— START —

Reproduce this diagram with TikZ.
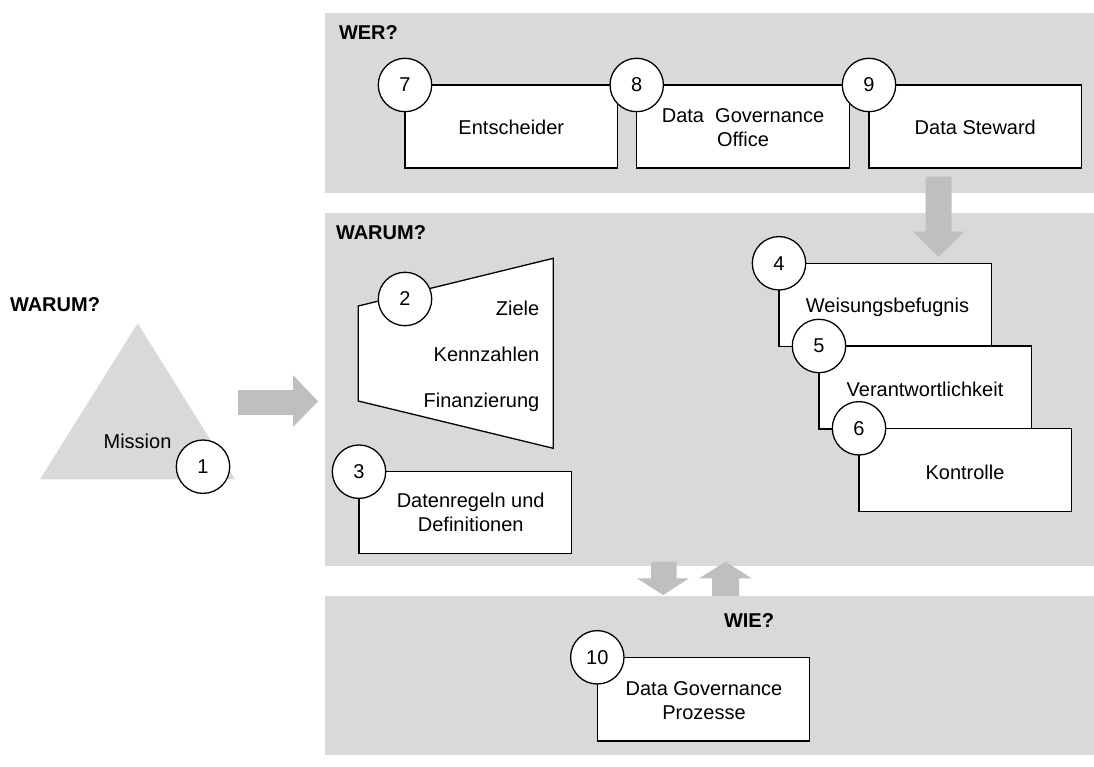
\documentclass[tikz,border=0pt]{standalone}
\usepackage{fontspec}
\setmainfont{Liberation Sans}
\definecolor{panelgray}{HTML}{D9D9D9}
\definecolor{arrowgray}{HTML}{BFBFBF}
\begin{document}
\begin{tikzpicture}[x=1pt,y=-1pt,
  every node/.style={font=\fontsize{20}{24}\selectfont, inner sep=0pt, outer sep=0pt, text=black},
  panel/.style={fill=panelgray, draw=none},
  blockarrow/.style={fill=arrowgray, draw=none},
  boxnode/.style={draw=black, fill=white, line width=1.3pt, rectangle,
    minimum width=212.5pt, minimum height=83pt, anchor=north west},
  num/.style={circle, draw=black, fill=white, line width=1.3pt, minimum size=53.4pt},
  heading/.style={font=\fontsize{20}{24}\selectfont\bfseries, anchor=base west},
  txt/.style={anchor=base},
  txtml/.style={align=center, anchor=center},
]
\useasboundingbox (0,0) rectangle (1094,767);

% background panels
\fill[panel] (325,13) rectangle (1094,193);
\fill[panel] (325,213) rectangle (1094,566);
\fill[panel] (325,596) rectangle (1094,755);

% mission triangle
\fill[panelgray] (137.7,323.3) -- (235,479.3) -- (40,479.3) -- cycle;

% block arrows
\fill[blockarrow] (238,390) -- (293,390) -- (293,375) -- (318,401.5) -- (293,427) -- (293,415) -- (238,415) -- cycle;
\fill[blockarrow] (925.7,176.7) -- (951.5,176.7) -- (951.5,231.7) -- (964,231.7) -- (938.5,257) -- (913,231.7) -- (925.7,231.7) -- cycle;
\fill[blockarrow] (651,561.7) -- (676.7,561.7) -- (676.7,578.3) -- (689,578.3) -- (663.3,595) -- (637,578.3) -- (651,578.3) -- cycle;
\fill[blockarrow] (712,596) -- (739,596) -- (739,578.3) -- (751.7,578.3) -- (725.5,561.7) -- (699.3,578.3) -- (712,578.3) -- cycle;

% WER row
\node[boxnode] (b7) at (405,85) {};
\node[boxnode] (b8) at (636.7,85) {};
\node[boxnode] (b9) at (869,85) {};
\node[num] (n7) at (b7.north west) {7};
\node[num] (n8) at (b8.north west) {8};
\node[num] (n9) at (b9.north west) {9};

% goals shape
\draw[fill=white, line width=1.3pt, line join=miter] (358.3,306) -- (553.3,258.3) -- (553.3,448.3) -- (358.3,401) -- cycle;
\node[num] (n2) at (405,299) {2};

% data rules
\node[boxnode, minimum height=81.6pt] (b3) at (359,471.7) {};
\node[num] (n3) at (b3.north west) {3};

% stacked boxes
\node[boxnode] (b4) at (779,263.3) {};
\node[num] (n4) at (b4.north west) {4};
\node[boxnode] (b5) at (819,346) {};
\node[num] (n5) at (b5.north west) {5};
\node[boxnode] (b6) at (859,428.3) {};
\node[num] (n6) at (b6.north west) {6};

% processes
\node[boxnode, minimum height=83.7pt] (b10) at (597.3,657.3) {};
\node[num] (n10) at (b10.north west) {10};

% mission marker
\node[num] (n1) at (203,466.7) {1};

% headings
\node[heading] (hwer) at (339,39.3) {WER?};
\node[heading] (hwarum) at (336,239.3) {WARUM?};
\node[heading] (hwarumleft) at (10,311.7) {WARUM?};
\node[heading] (hwie) at (724,627.3) {WIE?};

% texts
\node[txt] (tmission) at (137.5,448.3) {Mission};
\node[txt] (t7) at (511.3,135) {Entscheider};
\node[txtml] (t8) at (743,127.4) {Data\ \ Governance\\Office};
\node[txt] (t9) at (975.3,135) {Data Steward};
\node[anchor=base east] (tziele) at (539.3,315) {Ziele};
\node[anchor=base east] (tkenn) at (539.3,361.3) {Kennzahlen};
\node[anchor=base east] (tfin) at (539.3,407) {Finanzierung};
\node[txtml] (t3) at (470.7,512.7) {Datenregeln und\\Definitionen};
\node[txt] (t4) at (887.5,312.7) {Weisungsbefugnis};
\node[txt] (t5) at (925,396.7) {Verantwortlichkeit};
\node[txt] (t6) at (965,479.3) {Kontrolle};
\node[txtml] (t10) at (704,700.7) {Data Governance\\Prozesse};
\end{tikzpicture}
\end{document}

— END —

● Instructions to follow:
From the material above, copy everything exactly but the pictures.

● Complete answer:
Reproduce this diagram with TikZ.
\documentclass[tikz,border=0pt]{standalone}
\usepackage{fontspec}
\setmainfont{Liberation Sans}
\definecolor{panelgray}{HTML}{D9D9D9}
\definecolor{arrowgray}{HTML}{BFBFBF}
\begin{document}
\begin{tikzpicture}[x=1pt,y=-1pt,
  every node/.style={font=\fontsize{20}{24}\selectfont, inner sep=0pt, outer sep=0pt, text=black},
  panel/.style={fill=panelgray, draw=none},
  blockarrow/.style={fill=arrowgray, draw=none},
  boxnode/.style={draw=black, fill=white, line width=1.3pt, rectangle,
    minimum width=212.5pt, minimum height=83pt, anchor=north west},
  num/.style={circle, draw=black, fill=white, line width=1.3pt, minimum size=53.4pt},
  heading/.style={font=\fontsize{20}{24}\selectfont\bfseries, anchor=base west},
  txt/.style={anchor=base},
  txtml/.style={align=center, anchor=center},
]
\useasboundingbox (0,0) rectangle (1094,767);

% background panels
\fill[panel] (325,13) rectangle (1094,193);
\fill[panel] (325,213) rectangle (1094,566);
\fill[panel] (325,596) rectangle (1094,755);

% mission triangle
\fill[panelgray] (137.7,323.3) -- (235,479.3) -- (40,479.3) -- cycle;

% block arrows
\fill[blockarrow] (238,390) -- (293,390) -- (293,375) -- (318,401.5) -- (293,427) -- (293,415) -- (238,415) -- cycle;
\fill[blockarrow] (925.7,176.7) -- (951.5,176.7) -- (951.5,231.7) -- (964,231.7) -- (938.5,257) -- (913,231.7) -- (925.7,231.7) -- cycle;
\fill[blockarrow] (651,561.7) -- (676.7,561.7) -- (676.7,578.3) -- (689,578.3) -- (663.3,595) -- (637,578.3) -- (651,578.3) -- cycle;
\fill[blockarrow] (712,596) -- (739,596) -- (739,578.3) -- (751.7,578.3) -- (725.5,561.7) -- (699.3,578.3) -- (712,578.3) -- cycle;

% WER row
\node[boxnode] (b7) at (405,85) {};
\node[boxnode] (b8) at (636.7,85) {};
\node[boxnode] (b9) at (869,85) {};
\node[num] (n7) at (b7.north west) {7};
\node[num] (n8) at (b8.north west) {8};
\node[num] (n9) at (b9.north west) {9};

% goals shape
\draw[fill=white, line width=1.3pt, line join=miter] (358.3,306) -- (553.3,258.3) -- (553.3,448.3) -- (358.3,401) -- cycle;
\node[num] (n2) at (405,299) {2};

% data rules
\node[boxnode, minimum height=81.6pt] (b3) at (359,471.7) {};
\node[num] (n3) at (b3.north west) {3};

% stacked boxes
\node[boxnode] (b4) at (779,263.3) {};
\node[num] (n4) at (b4.north west) {4};
\node[boxnode] (b5) at (819,346) {};
\node[num] (n5) at (b5.north west) {5};
\node[boxnode] (b6) at (859,428.3) {};
\node[num] (n6) at (b6.north west) {6};

% processes
\node[boxnode, minimum height=83.7pt] (b10) at (597.3,657.3) {};
\node[num] (n10) at (b10.north west) {10};

% mission marker
\node[num] (n1) at (203,466.7) {1};

% headings
\node[heading] (hwer) at (339,39.3) {WER?};
\node[heading] (hwarum) at (336,239.3) {WARUM?};
\node[heading] (hwarumleft) at (10,311.7) {WARUM?};
\node[heading] (hwie) at (724,627.3) {WIE?};

% texts
\node[txt] (tmission) at (137.5,448.3) {Mission};
\node[txt] (t7) at (511.3,135) {Entscheider};
\node[txtml] (t8) at (743,127.4) {Data\ \ Governance\\Office};
\node[txt] (t9) at (975.3,135) {Data Steward};
\node[anchor=base east] (tziele) at (539.3,315) {Ziele};
\node[anchor=base east] (tkenn) at (539.3,361.3) {Kennzahlen};
\node[anchor=base east] (tfin) at (539.3,407) {Finanzierung};
\node[txtml] (t3) at (470.7,512.7) {Datenregeln und\\Definitionen};
\node[txt] (t4) at (887.5,312.7) {Weisungsbefugnis};
\node[txt] (t5) at (925,396.7) {Verantwortlichkeit};
\node[txt] (t6) at (965,479.3) {Kontrolle};
\node[txtml] (t10) at (704,700.7) {Data Governance\\Prozesse};
\end{tikzpicture}
\end{document}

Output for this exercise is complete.